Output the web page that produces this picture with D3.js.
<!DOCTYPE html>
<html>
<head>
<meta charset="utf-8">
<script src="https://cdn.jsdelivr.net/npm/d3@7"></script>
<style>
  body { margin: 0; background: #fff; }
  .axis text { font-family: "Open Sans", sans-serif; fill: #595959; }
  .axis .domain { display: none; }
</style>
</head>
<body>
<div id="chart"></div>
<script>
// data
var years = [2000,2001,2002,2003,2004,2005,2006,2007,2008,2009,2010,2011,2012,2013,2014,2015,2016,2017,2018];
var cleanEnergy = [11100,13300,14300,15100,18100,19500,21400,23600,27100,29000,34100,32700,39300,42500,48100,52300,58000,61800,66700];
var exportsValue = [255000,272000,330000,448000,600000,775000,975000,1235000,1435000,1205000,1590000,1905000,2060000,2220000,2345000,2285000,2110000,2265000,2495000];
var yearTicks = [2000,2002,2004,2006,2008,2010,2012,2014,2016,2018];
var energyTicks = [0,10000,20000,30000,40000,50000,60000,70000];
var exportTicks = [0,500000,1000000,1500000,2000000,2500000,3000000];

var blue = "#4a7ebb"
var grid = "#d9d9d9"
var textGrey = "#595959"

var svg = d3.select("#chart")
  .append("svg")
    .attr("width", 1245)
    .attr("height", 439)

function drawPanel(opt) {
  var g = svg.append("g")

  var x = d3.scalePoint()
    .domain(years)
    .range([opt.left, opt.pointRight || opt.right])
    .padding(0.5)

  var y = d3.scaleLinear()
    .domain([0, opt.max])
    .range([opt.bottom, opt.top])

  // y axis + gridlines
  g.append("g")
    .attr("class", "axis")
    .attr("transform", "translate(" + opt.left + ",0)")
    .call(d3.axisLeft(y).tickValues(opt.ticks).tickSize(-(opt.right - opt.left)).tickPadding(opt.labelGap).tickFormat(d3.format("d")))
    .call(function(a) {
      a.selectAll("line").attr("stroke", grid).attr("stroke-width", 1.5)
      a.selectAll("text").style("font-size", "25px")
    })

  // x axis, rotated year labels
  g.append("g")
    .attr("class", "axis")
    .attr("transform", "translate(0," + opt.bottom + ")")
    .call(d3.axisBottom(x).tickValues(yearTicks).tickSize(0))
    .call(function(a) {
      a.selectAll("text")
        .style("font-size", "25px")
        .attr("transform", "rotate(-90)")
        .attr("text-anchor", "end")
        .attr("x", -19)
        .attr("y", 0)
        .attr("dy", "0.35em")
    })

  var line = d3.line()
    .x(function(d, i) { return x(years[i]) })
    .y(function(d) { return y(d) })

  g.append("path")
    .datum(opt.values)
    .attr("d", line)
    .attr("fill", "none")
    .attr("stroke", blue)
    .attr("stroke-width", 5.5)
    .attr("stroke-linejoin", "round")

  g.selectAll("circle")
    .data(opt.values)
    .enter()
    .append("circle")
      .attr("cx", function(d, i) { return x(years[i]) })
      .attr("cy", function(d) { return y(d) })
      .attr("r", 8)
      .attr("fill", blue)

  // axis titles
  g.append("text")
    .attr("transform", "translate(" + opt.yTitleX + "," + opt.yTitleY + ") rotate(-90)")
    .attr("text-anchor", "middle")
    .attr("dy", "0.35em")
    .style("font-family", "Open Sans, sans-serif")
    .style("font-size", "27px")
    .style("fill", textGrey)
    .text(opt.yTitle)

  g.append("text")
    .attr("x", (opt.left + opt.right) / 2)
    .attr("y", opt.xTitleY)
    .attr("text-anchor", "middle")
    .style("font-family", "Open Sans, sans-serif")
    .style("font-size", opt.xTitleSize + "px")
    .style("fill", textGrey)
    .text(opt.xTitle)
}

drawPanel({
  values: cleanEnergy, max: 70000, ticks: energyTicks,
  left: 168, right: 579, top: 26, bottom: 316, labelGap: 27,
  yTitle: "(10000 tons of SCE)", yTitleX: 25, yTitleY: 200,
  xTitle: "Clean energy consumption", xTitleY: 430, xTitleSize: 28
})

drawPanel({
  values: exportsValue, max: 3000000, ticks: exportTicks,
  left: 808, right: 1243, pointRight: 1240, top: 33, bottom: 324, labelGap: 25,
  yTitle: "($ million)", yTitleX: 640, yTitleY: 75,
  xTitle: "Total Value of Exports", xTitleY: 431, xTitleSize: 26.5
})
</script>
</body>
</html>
---
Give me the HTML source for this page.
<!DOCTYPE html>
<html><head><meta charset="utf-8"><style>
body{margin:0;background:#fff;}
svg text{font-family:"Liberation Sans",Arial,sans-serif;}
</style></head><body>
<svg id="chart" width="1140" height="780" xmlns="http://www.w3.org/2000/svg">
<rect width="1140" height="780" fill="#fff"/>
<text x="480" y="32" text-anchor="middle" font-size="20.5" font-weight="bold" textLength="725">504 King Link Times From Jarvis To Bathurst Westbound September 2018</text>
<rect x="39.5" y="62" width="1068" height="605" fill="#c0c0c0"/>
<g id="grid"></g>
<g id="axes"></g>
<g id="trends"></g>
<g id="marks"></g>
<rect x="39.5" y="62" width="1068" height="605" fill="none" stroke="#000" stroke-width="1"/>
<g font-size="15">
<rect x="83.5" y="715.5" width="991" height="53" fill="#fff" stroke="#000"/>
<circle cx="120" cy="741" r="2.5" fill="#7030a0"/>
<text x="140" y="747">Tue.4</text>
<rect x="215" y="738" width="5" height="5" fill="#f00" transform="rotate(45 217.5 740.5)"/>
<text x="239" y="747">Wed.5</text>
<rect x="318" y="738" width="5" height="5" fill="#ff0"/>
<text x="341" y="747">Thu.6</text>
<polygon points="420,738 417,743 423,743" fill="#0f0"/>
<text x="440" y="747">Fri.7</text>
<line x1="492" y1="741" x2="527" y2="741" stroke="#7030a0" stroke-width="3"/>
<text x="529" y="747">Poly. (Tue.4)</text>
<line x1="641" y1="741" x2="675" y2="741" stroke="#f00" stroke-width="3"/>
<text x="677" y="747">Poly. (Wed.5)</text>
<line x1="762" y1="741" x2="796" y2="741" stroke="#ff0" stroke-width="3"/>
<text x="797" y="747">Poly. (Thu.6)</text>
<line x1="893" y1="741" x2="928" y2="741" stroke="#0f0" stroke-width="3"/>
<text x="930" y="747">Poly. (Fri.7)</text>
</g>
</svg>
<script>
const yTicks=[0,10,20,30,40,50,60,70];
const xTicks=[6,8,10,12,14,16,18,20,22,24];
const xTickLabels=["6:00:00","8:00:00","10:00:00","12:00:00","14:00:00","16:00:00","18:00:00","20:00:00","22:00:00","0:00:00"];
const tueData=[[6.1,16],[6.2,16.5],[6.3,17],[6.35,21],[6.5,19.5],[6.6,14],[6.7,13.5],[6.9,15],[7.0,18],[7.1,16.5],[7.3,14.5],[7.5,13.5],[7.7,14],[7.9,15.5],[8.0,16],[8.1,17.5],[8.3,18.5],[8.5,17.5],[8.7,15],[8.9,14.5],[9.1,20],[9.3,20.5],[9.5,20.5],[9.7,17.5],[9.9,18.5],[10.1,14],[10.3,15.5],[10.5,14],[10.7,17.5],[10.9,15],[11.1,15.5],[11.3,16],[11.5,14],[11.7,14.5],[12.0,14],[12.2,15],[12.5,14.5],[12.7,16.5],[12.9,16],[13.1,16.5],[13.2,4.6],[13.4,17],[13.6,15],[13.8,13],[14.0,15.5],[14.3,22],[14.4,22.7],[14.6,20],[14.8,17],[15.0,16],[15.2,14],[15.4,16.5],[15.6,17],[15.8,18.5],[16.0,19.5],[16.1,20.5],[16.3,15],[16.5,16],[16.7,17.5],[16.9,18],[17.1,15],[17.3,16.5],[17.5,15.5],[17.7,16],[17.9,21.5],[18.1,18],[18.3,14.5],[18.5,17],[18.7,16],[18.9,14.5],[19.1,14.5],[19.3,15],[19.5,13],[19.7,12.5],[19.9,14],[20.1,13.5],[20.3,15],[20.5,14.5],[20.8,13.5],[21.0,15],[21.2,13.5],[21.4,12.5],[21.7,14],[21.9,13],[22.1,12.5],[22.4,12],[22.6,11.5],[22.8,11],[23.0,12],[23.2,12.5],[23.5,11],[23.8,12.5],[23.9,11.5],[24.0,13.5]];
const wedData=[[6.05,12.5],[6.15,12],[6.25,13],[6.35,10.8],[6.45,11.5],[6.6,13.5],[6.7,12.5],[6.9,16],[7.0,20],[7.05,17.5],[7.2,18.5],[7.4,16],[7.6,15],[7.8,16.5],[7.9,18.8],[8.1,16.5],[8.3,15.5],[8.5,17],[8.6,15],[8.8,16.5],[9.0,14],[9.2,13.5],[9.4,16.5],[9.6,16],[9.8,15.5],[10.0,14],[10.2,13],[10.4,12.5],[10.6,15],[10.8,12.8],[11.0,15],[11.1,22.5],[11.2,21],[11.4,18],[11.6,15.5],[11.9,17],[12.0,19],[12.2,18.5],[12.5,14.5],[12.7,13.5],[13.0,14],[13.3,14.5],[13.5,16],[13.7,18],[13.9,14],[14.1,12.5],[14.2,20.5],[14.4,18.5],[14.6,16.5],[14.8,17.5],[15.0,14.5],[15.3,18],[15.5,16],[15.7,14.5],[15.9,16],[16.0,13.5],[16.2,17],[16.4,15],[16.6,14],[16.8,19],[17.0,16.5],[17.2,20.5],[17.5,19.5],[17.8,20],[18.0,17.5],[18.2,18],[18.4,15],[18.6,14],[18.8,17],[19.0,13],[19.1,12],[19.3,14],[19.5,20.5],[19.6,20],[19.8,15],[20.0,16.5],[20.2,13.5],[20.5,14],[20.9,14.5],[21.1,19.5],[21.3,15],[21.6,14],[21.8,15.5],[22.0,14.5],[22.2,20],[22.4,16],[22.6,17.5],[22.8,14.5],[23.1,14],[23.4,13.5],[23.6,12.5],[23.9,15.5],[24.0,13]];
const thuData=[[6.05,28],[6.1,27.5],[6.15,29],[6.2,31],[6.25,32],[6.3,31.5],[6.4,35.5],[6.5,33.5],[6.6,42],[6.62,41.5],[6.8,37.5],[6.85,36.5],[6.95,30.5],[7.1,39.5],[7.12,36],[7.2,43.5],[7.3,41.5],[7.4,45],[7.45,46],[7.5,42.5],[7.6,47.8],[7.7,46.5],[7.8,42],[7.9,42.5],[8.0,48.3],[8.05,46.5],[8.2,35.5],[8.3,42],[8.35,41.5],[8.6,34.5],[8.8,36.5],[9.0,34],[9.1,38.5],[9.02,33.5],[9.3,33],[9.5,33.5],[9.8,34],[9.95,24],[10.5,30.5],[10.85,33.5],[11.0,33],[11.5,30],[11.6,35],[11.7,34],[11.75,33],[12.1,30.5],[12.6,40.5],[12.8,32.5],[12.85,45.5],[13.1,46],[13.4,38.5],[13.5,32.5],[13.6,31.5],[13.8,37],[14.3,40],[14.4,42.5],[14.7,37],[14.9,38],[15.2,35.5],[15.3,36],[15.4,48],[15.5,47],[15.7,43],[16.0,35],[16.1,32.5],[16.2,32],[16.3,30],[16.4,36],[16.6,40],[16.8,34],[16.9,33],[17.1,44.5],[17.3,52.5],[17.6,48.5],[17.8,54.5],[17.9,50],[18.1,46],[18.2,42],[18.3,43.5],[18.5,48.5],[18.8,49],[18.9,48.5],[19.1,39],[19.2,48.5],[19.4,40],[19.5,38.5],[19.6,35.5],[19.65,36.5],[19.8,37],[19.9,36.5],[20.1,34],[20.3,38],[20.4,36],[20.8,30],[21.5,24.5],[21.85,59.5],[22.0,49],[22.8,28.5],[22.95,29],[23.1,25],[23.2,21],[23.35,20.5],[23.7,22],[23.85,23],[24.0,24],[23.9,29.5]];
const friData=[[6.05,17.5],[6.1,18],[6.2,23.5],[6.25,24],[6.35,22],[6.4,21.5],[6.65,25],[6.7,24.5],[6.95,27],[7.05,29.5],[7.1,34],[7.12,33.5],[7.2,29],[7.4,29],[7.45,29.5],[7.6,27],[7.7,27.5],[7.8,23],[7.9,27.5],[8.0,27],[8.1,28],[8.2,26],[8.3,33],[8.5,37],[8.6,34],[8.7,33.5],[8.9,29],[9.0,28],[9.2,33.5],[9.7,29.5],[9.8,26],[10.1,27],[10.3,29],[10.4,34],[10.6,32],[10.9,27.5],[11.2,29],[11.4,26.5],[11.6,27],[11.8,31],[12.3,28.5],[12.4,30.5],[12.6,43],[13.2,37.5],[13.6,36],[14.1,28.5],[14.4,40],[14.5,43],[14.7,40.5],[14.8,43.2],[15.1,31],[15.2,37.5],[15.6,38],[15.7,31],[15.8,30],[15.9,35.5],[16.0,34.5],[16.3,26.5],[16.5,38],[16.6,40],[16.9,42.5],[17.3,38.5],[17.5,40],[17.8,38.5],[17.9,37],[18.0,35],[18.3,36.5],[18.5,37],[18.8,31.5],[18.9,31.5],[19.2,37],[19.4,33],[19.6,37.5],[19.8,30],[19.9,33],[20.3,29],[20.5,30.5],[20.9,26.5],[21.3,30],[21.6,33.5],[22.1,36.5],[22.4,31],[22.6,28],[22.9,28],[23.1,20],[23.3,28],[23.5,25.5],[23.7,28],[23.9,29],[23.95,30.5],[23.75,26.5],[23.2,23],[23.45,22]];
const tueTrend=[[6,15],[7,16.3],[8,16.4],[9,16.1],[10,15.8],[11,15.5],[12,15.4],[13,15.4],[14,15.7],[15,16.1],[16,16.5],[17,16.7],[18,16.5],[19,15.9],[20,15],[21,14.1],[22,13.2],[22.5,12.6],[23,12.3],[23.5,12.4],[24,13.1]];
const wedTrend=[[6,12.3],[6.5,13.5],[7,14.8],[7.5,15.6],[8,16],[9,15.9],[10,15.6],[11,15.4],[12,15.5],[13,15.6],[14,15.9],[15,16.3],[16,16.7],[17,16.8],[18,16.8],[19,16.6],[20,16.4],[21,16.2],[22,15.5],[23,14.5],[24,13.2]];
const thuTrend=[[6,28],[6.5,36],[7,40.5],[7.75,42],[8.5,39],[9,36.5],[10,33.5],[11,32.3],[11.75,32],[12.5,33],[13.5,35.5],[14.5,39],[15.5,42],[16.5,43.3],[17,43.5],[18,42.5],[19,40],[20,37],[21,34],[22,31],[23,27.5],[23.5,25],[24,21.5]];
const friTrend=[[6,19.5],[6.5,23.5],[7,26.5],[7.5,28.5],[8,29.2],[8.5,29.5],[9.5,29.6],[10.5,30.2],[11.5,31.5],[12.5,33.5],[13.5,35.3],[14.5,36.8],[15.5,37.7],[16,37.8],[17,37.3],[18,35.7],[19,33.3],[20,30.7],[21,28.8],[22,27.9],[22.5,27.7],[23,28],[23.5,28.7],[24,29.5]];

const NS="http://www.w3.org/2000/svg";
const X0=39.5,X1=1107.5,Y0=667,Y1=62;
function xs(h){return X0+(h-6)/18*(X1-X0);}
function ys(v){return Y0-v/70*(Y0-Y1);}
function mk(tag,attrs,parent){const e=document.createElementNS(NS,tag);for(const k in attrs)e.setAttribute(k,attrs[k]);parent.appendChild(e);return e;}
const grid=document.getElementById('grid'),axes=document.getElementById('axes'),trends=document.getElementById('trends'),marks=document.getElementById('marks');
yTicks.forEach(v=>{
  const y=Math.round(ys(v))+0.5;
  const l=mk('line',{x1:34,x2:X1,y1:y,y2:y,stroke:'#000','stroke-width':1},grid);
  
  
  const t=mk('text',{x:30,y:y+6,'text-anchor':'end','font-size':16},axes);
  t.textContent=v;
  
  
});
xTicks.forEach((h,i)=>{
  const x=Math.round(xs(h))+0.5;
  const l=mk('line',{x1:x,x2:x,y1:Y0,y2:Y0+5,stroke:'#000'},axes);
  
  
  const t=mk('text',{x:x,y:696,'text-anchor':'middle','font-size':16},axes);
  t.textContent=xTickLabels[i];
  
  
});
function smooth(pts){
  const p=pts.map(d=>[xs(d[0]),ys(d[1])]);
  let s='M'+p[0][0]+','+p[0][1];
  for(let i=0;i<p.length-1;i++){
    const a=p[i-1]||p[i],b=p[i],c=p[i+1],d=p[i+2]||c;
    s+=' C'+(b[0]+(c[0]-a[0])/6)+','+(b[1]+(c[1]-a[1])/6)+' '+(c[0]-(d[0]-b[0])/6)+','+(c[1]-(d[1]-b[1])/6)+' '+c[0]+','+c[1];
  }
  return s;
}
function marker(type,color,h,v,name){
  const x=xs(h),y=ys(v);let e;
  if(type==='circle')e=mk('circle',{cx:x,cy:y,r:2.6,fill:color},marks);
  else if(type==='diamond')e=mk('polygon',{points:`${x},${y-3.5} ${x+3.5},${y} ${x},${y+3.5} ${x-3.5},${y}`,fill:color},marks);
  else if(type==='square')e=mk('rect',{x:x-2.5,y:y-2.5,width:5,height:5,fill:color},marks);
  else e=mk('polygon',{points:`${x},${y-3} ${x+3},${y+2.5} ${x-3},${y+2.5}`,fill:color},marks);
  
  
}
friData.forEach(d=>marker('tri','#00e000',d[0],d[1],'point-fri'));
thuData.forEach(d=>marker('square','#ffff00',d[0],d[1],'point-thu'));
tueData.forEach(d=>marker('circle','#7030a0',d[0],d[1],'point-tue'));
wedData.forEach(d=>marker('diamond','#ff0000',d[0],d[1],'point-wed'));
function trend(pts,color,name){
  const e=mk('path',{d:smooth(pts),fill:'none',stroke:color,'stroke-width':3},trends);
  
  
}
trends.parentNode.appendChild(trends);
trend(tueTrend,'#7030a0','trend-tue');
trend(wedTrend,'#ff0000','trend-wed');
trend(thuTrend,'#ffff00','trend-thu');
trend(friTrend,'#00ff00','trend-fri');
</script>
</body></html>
...
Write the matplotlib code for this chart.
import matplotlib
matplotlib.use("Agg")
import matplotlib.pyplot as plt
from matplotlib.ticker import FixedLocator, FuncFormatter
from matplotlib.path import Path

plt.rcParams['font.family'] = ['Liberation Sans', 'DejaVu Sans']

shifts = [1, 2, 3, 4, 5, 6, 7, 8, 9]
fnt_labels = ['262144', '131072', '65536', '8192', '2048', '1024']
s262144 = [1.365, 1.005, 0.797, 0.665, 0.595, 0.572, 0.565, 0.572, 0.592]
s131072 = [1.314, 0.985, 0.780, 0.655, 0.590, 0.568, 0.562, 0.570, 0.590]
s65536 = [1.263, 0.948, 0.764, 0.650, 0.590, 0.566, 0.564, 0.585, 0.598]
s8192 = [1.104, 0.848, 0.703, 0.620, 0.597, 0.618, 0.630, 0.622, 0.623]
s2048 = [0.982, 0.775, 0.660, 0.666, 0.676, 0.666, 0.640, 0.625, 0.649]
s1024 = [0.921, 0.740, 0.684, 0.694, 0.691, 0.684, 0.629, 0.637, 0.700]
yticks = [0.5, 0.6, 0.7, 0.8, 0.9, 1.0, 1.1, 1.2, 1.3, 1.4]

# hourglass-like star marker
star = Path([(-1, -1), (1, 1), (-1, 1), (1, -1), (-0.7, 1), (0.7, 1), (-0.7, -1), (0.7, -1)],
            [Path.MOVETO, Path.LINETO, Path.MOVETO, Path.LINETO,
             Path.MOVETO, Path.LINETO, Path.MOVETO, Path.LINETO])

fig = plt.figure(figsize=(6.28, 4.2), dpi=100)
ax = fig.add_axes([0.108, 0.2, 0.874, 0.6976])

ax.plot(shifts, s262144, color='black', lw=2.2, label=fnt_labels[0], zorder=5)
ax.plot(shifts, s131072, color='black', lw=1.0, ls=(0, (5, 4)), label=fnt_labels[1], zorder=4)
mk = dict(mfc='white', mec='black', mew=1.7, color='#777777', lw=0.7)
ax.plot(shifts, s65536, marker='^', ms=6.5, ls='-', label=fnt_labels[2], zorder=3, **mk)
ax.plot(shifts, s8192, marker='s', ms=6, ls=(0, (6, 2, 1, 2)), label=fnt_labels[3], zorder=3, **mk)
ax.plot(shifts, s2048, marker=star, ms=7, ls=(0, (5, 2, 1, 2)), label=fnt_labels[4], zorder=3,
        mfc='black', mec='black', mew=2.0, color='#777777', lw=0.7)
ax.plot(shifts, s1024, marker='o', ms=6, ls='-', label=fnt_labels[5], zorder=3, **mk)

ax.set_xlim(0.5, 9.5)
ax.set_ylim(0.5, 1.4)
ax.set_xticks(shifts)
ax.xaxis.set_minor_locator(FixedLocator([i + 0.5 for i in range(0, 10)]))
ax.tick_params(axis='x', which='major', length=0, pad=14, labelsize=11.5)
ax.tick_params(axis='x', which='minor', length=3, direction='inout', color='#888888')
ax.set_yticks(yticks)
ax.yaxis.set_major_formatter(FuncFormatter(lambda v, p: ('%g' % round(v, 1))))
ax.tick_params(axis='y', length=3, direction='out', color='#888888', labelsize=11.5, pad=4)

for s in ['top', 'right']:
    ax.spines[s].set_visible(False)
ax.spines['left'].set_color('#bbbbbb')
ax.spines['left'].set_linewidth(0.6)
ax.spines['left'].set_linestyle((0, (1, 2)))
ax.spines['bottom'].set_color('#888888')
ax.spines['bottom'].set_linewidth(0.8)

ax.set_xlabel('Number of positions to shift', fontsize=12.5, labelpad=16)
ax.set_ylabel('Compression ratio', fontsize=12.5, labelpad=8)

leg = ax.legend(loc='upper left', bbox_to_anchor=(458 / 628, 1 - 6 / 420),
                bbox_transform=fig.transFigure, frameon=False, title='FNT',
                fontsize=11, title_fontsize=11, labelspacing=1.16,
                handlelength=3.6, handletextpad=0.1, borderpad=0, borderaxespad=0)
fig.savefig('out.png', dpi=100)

WHAT IS ASKED: Repeat the entries above verbatim, but only from the line that has "Write the matplotlib code for this chart." down to the line that has "plt.rcParams['font.family'] = ['Liberation", inclusive.

TASK OUTPUT:
Write the matplotlib code for this chart.
import matplotlib
matplotlib.use("Agg")
import matplotlib.pyplot as plt
from matplotlib.ticker import FixedLocator, FuncFormatter
from matplotlib.path import Path

plt.rcParams['font.family'] = ['Liberation Sans', 'DejaVu Sans']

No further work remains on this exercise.